Società e contratti
15 Luglio 2025
Nell’ambito delle clausole volte a mantenere e rafforzare la stabilità della composizione sociale, assume primario rilievo la cd. clausola di gradimento.
L’art. 2355-bis, c. 2, c.c. in tema di S.p.A., sancisce che le clausole di mero gradimento volte a regolamentare la circolazione delle azioni sono efficaci soltanto se prevedono, a carico della società o degli altri soci, un obbligo di acquisto oppure il diritto di recesso dell’alienante. Il mero gradimento è quindi consentito purché sia in ogni caso garantito il diritto al disinvestimento del socio alienante (o mediante acquisto dalla società stessa nei limiti di quanto stabilito dall’art. 2357 c.c. o dagli altri soci, oppure, dal recesso del socio alienante che potrà così realizzare la liquidazione della partecipazione).

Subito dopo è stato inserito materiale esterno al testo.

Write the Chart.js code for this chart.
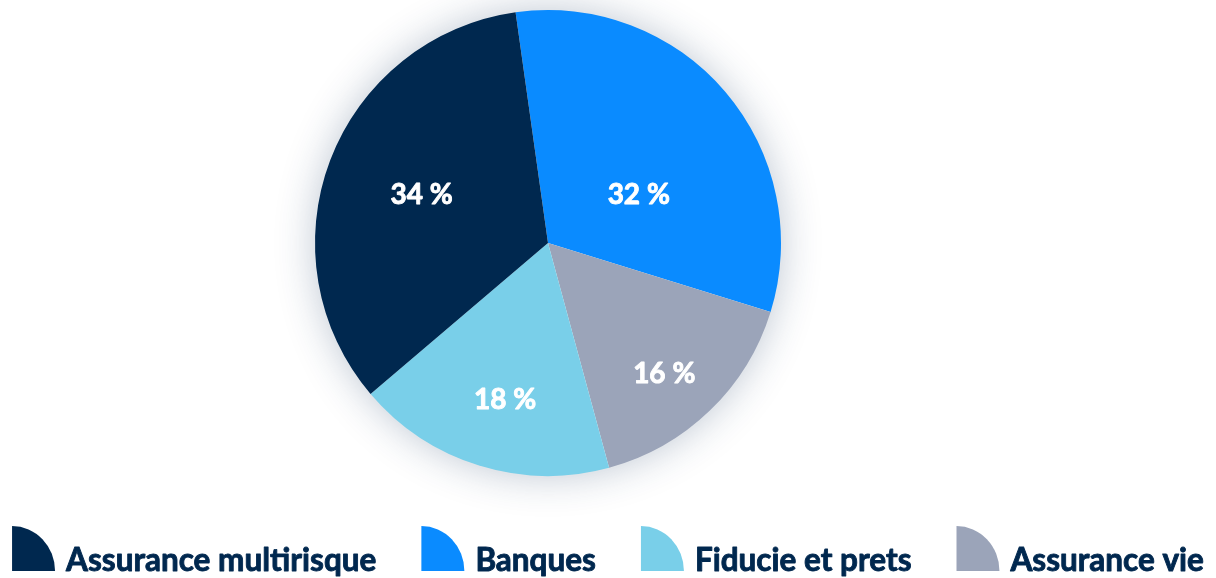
<!DOCTYPE html>
<html>
<head>
<meta charset="utf-8">
<script src="https://cdn.jsdelivr.net/npm/chart.js@4.4.0/dist/chart.umd.min.js"></script>
<style>
  html, body { margin: 0; padding: 0; background: #fff; overflow: hidden; }
  #wrap { width: 1216px; height: 578px; }
</style>
</head>
<body>
<div id="wrap"><canvas id="myChart"></canvas></div>
<script>
// slices, clockwise from the top
const labels = ["Banques", "Assurance vie", "Fiducie et prets", "Assurance multirisque"];
const values = [32, 16, 18, 34];
const colors = ["#0a8bff", "#9ba4b9", "#79cfe9", "#00284f"];
// order of the legend under the pie
const legendOrder = ["Assurance multirisque", "Banques", "Fiducie et prets", "Assurance vie"];

// where each percentage sits in its slice: [fraction of the angle, fraction of the radius]
const labelSpot = [[0.61, 0.44], [0.54, 0.75], [0.47, 0.70], [0.5, 0.58]];

const navy = "#00284f";

// soft shadow round the whole pie
const pieShadow = {
  id: "pieShadow",
  beforeDatasetsDraw(chart) {
    const arc = chart.getDatasetMeta(0).data[0];
    if (!arc) return;
    const ctx = chart.ctx;
    ctx.save();
    ctx.shadowColor = "rgba(30,60,100,0.3)";
    ctx.shadowBlur = 40;
    ctx.fillStyle = "#fff";
    ctx.beginPath();
    ctx.arc(arc.x, arc.y, arc.outerRadius - 1, 0, Math.PI * 2);
    ctx.fill();
    ctx.restore();
  }
};

// white percentages inside the slices
const sliceLabels = {
  id: "sliceLabels",
  afterDatasetsDraw(chart) {
    const ctx = chart.ctx;
    const meta = chart.getDatasetMeta(0);
    ctx.save();
    ctx.fillStyle = "#fff";
    ctx.strokeStyle = "#fff";
    ctx.lineWidth = 0.9;
    ctx.lineJoin = "round";
    ctx.font = "bold 28px Lato";
    ctx.textAlign = "center";
    ctx.textBaseline = "middle";
    meta.data.forEach((arc, i) => {
      const a = arc.startAngle + labelSpot[i][0] * (arc.endAngle - arc.startAngle);
      const r = arc.outerRadius * labelSpot[i][1];
      const txt = values[i] + " %";
      const x = arc.x + Math.cos(a) * r, y = arc.y + Math.sin(a) * r;
      ctx.fillText(txt, x, y);
      ctx.strokeText(txt, x, y);
    });
    ctx.restore();
  }
};

// legend with quarter-circle keys, spread along the bottom
const quarterLegend = {
  id: "quarterLegend",
  afterDraw(chart) {
    const ctx = chart.ctx;
    const iconW = 43, iconH = 45, textGap = 11, itemGap = 45;
    const baseline = 571;
    ctx.save();
    ctx.font = "bold 31.5px Lato";
    ctx.textBaseline = "alphabetic";
    ctx.lineWidth = 0.9;
    ctx.lineJoin = "round";
    const widths = legendOrder.map(t => ctx.measureText(t).width);
    let total = widths.reduce((s, w) => s + w + iconW + textGap, 0) + itemGap * (legendOrder.length - 1);
    let x = (chart.width - total) / 2;
    legendOrder.forEach((name, k) => {
      const i = labels.indexOf(name);
      ctx.fillStyle = colors[i];
      ctx.beginPath();
      ctx.moveTo(x, baseline);
      ctx.ellipse(x, baseline, iconW, iconH, 0, -Math.PI / 2, 0);
      ctx.closePath();
      ctx.fill();
      ctx.fillStyle = navy;
      ctx.strokeStyle = navy;
      ctx.fillText(name, x + iconW + textGap, baseline);
      ctx.strokeText(name, x + iconW + textGap, baseline);
      x += iconW + textGap + widths[k] + itemGap;
    });
    ctx.restore();
  }
};

new Chart("myChart", {
  type: "pie",
  data: {
    labels: labels,
    datasets: [{
      data: values,
      backgroundColor: colors,
      borderWidth: 0
    }]
  },
  options: {
    responsive: true,
    maintainAspectRatio: false,
    animation: false,
    rotation: -8,
    layout: { padding: { top: 10, bottom: 102, left: 0, right: 120 } },
    plugins: {
      legend: { display: false },
      tooltip: { enabled: false }
    }
  },
  plugins: [pieShadow, sliceLabels, quarterLegend]
});
</script>
</body>
</html>
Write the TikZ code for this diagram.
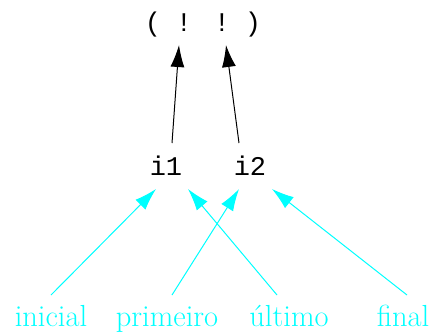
\documentclass[tikz,border=0pt]{standalone}
\usepackage{fontspec}
\newfontfamily\monofam{Liberation Mono}
\usetikzlibrary{arrows.meta,calc}
\definecolor{pcyan}{RGB}{0,255,255}
\begin{document}
\begin{tikzpicture}[x=1pt,y=-1pt,
  mono/.style={inner sep=0pt,anchor=base,font=\monofam\fontsize{27}{30}\selectfont},
  lab/.style={inner sep=0pt,anchor=base,text=pcyan,font=\fontsize{30.5}{33}\selectfont},
  blk/.style={line width=1pt,-{Latex[length=22pt,width=14pt]}},
  cy/.style={pcyan,line width=1pt,-{Latex[length=22pt,width=14pt]}}]
\useasboundingbox (0,0) rectangle (434,333);
\node[mono] (lp) at (153,31) {(};
\node[mono] (b1) at (184,31) {!};
\node[mono] (b2) at (222,31) {!};
\node[mono] (rp) at (253,31) {)};
\node[mono] (i1) at (166,175) {i1};
\node[mono] (i2) at (250,175) {i2};
\node[lab] (inicial) at (51,326) {inicial};
\node[lab] (primeiro) at (167,326) {primeiro};
\node[lab] (ultimo) at (289,326) {último};
\node[lab] (final) at (403,326) {final};
\draw[blk] ($(i1.base)+(6,-32)$) -- ($(b1.base)+(-5,14)$);
\draw[blk] ($(i2.base)+(-11,-32)$) -- ($(b2.base)+(4,14)$);
\draw[cy] ($(inicial.base)+(0,-31)$) -- ($(i1.base)+(-10,14)$);
\draw[cy] ($(ultimo.base)+(-12,-31)$) -- ($(i1.base)+(22,14)$);
\draw[cy] ($(primeiro.base)+(5,-31)$) -- ($(i2.base)+(-11,14)$);
\draw[cy] ($(final.base)+(4,-31)$) -- ($(i2.base)+(22,14)$);
\end{tikzpicture}
\end{document}
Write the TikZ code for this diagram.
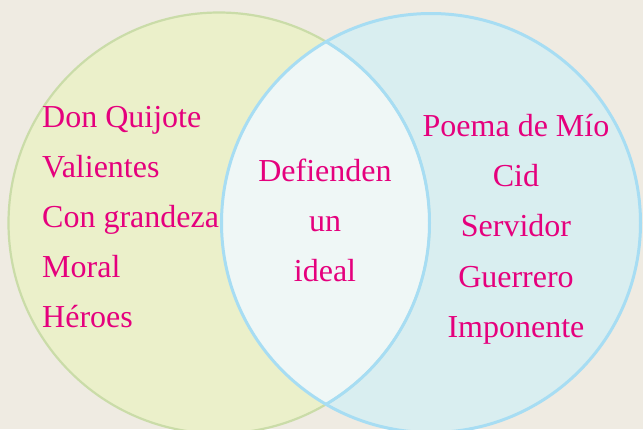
\documentclass[tikz,border=0pt]{standalone}
\usepackage{fontspec}
\setmainfont{Liberation Serif}
\usepackage{xcolor}

\definecolor{paper}{HTML}{EFEBE2}
\definecolor{leftfill}{HTML}{EBF0CA}
\definecolor{leftline}{HTML}{CADCA8}
\definecolor{rightfill}{HTML}{D9EEF0}
\definecolor{rightline}{HTML}{A7DDF3}
\definecolor{lensfill}{HTML}{EFF7F6}
\definecolor{textpink}{HTML}{E5007D}

\begin{document}
\begin{tikzpicture}[x=1pt, y=-1pt,
    word/.style={text=textpink, font=\fontsize{32}{32}\selectfont, inner sep=0pt, anchor=base},
    leftword/.style={word, anchor=base west}]
    \useasboundingbox (0,0) rectangle (643,429);
    \fill[paper] (0,0) rectangle (643,429);

    % the two sets
    \fill[leftfill] (219,223) circle (210.5pt);
    \fill[rightfill] (431,223) circle (209.5pt);
    \begin{scope}
        \clip (219,223) circle (210.5pt);
        \fill[lensfill] (431,223) circle (209.5pt);
    \end{scope}
    \draw[leftline, line width=2.2pt] (219,223) circle (210.5pt);
    \draw[rightline, line width=3pt] (431,223) circle (209.5pt);

    % lens outline (left arc inside the right set is blue too)
    \begin{scope}
        \clip (431,223) circle (209.5pt);
        \draw[rightline, line width=3pt] (219,223) circle (210.5pt);
    \end{scope}

    % left set
    \node[leftword] (donquijote) at (42,127) {Don Quijote};
    \node[leftword] (valientes) at (42,177) {Valientes};
    \node[leftword] (grandeza) at (42,227) {Con grandeza};
    \node[leftword] (moral) at (42,277.5) {Moral};
    \node[leftword] (heroes) at (42,327.5) {Héroes};

    % both sets
    \node[word] (defienden) at (325,181) {Defienden};
    \node[word] (un) at (325,231.5) {un};
    \node[word] (ideal) at (325,281.5) {ideal};

    % right set
    \node[word] (poema) at (516,136) {Poema de Mío};
    \node[word] (cid) at (516,186) {Cid};
    \node[word] (servidor) at (516,236.5) {Servidor};
    \node[word] (guerrero) at (516,287) {Guerrero};
    \node[word] (imponente) at (516,337) {Imponente};
\end{tikzpicture}
\end{document}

La ratio della disposizione (art. 2355-bis c.c.) è da rinvenirsi nell’esigenza di garantire il diritto del socio alla realizzazione di quegli interessi che lo avevano spinto a prendere parte alla società per azioni. Più nel dettaglio, secondo la Relazione al D.Lgs. 6/2003, il socio non può rimanere “prigioniero del suo titolo” e deve essere posto nelle condizioni di realizzare “quell’interesse all’agevole investimento, che costituisce uno dei motivi essenziali della scelta della società per azioni e della sua diffusione”.
Con specifico riferimento alle S.r.l., invece, l’art. 2469, c. 2 c.c. sancisce che “Qualora l’atto costitutivo preveda l’intrasferibilità delle partecipazioni o ne subordini il trasferimento al gradimento di organi sociali, di soci o di terzi senza prevederne condizioni e limiti, o ponga condizioni o limiti che nel caso concreto impediscono il trasferimento a causa di morte, il socio o i suoi eredi possono esercitare il diritto di recesso ai sensi dell’articolo 2473”.